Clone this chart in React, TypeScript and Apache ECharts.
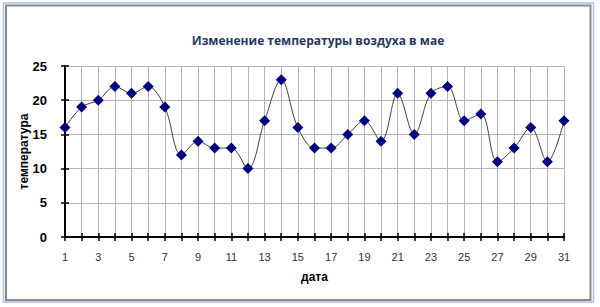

********************

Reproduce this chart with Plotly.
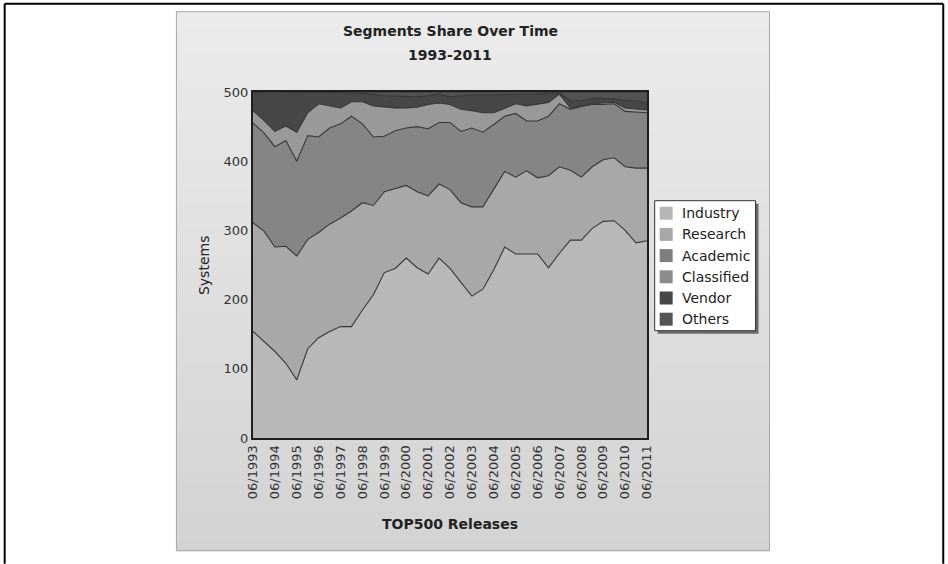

********************

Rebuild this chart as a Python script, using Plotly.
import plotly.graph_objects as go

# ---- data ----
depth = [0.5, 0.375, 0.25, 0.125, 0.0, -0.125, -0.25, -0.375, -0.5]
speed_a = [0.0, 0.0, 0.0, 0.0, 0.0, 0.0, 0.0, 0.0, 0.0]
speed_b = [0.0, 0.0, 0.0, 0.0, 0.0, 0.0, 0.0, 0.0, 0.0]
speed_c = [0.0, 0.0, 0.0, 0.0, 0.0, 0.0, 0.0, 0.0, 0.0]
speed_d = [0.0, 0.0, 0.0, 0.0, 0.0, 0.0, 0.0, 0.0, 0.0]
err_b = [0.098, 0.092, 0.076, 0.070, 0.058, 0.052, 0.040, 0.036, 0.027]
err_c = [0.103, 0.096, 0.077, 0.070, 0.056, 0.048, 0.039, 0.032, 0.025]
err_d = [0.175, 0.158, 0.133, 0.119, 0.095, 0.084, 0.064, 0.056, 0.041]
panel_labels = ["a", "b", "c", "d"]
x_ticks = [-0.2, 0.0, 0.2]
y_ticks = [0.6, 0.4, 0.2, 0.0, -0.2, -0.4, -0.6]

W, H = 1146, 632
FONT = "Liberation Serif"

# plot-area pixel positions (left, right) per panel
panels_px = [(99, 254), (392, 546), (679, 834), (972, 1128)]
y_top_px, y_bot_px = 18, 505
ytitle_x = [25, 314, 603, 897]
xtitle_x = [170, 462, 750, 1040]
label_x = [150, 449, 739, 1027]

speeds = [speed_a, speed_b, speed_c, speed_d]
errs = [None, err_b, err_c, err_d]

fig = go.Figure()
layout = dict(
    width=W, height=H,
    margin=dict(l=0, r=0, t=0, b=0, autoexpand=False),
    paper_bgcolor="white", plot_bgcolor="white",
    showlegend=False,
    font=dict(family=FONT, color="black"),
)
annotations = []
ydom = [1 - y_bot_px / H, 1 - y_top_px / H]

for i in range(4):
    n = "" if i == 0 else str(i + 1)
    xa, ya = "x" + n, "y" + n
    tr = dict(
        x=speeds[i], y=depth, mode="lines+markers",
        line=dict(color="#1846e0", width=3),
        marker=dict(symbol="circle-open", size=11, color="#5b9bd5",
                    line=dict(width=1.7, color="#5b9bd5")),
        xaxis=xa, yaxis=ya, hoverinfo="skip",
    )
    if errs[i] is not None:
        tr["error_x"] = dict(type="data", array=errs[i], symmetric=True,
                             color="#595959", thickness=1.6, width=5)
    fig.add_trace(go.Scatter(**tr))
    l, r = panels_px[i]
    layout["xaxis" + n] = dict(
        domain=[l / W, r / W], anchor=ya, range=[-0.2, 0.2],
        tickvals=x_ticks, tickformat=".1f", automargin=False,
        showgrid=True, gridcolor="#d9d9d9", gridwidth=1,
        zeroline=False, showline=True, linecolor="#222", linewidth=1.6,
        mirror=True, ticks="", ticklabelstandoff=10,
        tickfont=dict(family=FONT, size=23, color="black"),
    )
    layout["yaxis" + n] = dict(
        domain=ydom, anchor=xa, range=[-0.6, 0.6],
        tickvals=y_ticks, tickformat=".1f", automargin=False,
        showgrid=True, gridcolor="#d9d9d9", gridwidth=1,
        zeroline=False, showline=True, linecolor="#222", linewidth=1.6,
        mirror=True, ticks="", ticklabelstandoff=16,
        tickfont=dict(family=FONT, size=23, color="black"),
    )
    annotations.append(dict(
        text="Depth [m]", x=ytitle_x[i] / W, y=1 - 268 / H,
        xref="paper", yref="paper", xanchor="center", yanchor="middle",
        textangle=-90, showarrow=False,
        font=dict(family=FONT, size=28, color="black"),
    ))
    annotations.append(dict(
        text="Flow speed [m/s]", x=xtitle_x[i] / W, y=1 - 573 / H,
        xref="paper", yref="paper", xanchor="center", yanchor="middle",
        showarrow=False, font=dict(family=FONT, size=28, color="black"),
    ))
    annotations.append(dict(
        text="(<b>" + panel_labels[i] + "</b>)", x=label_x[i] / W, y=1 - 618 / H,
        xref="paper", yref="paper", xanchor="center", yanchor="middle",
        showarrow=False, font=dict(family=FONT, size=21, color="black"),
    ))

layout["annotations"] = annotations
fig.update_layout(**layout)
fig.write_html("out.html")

********************

TASK BRIEF — Return each line of the data that contains the string "this".

EXERCISE ANSWER —
Clone this chart in React, TypeScript and Apache ECharts.
Reproduce this chart with Plotly.
Rebuild this chart as a Python script, using Plotly.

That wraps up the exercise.